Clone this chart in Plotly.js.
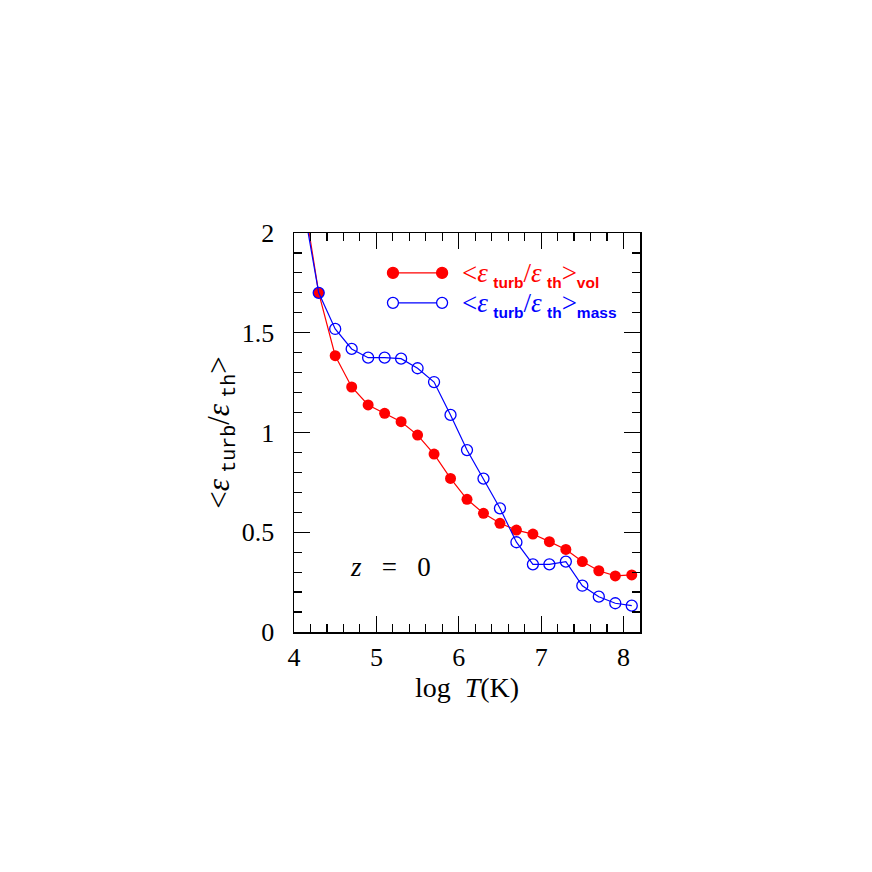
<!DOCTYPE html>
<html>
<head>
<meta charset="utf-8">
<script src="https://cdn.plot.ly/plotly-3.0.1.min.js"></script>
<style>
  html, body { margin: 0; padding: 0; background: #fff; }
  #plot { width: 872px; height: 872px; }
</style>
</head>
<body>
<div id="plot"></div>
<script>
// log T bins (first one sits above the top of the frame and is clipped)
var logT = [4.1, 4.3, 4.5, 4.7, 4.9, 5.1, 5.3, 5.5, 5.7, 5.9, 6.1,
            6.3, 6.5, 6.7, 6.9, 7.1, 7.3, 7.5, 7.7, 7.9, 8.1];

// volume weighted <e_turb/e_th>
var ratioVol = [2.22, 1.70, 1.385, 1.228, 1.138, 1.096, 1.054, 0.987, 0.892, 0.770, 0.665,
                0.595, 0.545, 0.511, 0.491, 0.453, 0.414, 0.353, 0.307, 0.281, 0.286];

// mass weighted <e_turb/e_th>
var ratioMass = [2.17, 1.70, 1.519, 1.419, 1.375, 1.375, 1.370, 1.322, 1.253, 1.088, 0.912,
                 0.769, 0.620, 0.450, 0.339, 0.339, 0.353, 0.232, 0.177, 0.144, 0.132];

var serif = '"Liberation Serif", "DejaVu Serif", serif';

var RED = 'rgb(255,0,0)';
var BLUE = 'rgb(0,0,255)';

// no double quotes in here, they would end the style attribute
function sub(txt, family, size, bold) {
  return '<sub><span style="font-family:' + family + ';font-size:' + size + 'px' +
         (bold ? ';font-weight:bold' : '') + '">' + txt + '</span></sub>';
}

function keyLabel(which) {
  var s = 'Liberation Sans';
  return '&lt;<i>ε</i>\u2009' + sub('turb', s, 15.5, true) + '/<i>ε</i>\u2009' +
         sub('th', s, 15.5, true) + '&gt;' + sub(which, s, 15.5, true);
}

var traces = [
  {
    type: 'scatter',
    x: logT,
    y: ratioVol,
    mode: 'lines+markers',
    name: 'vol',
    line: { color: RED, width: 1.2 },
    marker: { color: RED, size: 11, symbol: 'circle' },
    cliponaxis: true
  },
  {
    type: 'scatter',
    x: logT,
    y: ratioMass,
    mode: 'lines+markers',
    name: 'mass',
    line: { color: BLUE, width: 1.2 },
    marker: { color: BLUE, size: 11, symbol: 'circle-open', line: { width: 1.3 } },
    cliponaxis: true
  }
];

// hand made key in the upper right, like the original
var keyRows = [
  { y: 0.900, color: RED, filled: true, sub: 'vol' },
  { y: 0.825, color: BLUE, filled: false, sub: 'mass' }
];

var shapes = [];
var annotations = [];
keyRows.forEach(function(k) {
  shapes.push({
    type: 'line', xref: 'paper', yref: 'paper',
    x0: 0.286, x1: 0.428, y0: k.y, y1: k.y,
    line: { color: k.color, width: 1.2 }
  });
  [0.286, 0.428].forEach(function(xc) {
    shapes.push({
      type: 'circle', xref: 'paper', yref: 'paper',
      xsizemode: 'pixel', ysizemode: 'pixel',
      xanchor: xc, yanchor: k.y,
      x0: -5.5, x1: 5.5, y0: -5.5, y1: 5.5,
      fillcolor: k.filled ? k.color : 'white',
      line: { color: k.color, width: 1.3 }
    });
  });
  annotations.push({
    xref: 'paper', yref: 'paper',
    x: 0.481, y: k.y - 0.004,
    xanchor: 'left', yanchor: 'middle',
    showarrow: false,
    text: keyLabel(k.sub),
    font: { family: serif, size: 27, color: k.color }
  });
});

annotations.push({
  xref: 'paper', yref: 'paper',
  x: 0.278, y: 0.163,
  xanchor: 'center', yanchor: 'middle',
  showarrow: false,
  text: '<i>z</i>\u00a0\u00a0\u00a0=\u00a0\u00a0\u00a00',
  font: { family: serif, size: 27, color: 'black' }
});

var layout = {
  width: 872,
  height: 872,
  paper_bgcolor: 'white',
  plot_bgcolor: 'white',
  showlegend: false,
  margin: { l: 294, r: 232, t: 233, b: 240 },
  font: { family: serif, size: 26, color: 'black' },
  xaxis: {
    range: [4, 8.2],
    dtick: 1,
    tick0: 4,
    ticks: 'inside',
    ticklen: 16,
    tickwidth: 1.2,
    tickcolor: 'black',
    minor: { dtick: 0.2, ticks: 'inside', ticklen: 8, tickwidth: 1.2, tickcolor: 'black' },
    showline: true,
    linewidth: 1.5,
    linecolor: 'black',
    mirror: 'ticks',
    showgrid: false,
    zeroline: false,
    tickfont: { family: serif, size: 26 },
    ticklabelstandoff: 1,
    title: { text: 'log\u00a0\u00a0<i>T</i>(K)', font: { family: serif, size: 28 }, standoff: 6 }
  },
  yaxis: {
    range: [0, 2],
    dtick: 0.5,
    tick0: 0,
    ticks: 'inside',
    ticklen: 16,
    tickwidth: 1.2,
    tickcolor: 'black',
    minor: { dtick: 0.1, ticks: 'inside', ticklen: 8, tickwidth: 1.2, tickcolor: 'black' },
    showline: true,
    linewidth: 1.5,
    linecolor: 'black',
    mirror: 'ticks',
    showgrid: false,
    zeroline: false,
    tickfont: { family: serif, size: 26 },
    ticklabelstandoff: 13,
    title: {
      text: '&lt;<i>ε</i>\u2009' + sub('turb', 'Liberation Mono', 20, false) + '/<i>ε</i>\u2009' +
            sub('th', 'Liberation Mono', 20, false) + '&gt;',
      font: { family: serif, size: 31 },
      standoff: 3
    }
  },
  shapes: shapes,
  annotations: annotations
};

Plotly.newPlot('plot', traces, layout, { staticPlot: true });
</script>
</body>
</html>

■ ■ ■ ■ ■

**Task prompt**
Pictures are excluded; extract exactly the lines from the start of the data through the line that holds "var BLUE = 'rgb(0,0,255)';", both ends included.

**Written answer**
Clone this chart in Plotly.js.
<!DOCTYPE html>
<html>
<head>
<meta charset="utf-8">
<script src="https://cdn.plot.ly/plotly-3.0.1.min.js"></script>
<style>
  html, body { margin: 0; padding: 0; background: #fff; }
  #plot { width: 872px; height: 872px; }
</style>
</head>
<body>
<div id="plot"></div>
<script>
// log T bins (first one sits above the top of the frame and is clipped)
var logT = [4.1, 4.3, 4.5, 4.7, 4.9, 5.1, 5.3, 5.5, 5.7, 5.9, 6.1,
            6.3, 6.5, 6.7, 6.9, 7.1, 7.3, 7.5, 7.7, 7.9, 8.1];

// volume weighted <e_turb/e_th>
var ratioVol = [2.22, 1.70, 1.385, 1.228, 1.138, 1.096, 1.054, 0.987, 0.892, 0.770, 0.665,
                0.595, 0.545, 0.511, 0.491, 0.453, 0.414, 0.353, 0.307, 0.281, 0.286];

// mass weighted <e_turb/e_th>
var ratioMass = [2.17, 1.70, 1.519, 1.419, 1.375, 1.375, 1.370, 1.322, 1.253, 1.088, 0.912,
                 0.769, 0.620, 0.450, 0.339, 0.339, 0.353, 0.232, 0.177, 0.144, 0.132];

var serif = '"Liberation Serif", "DejaVu Serif", serif';

var RED = 'rgb(255,0,0)';
var BLUE = 'rgb(0,0,255)';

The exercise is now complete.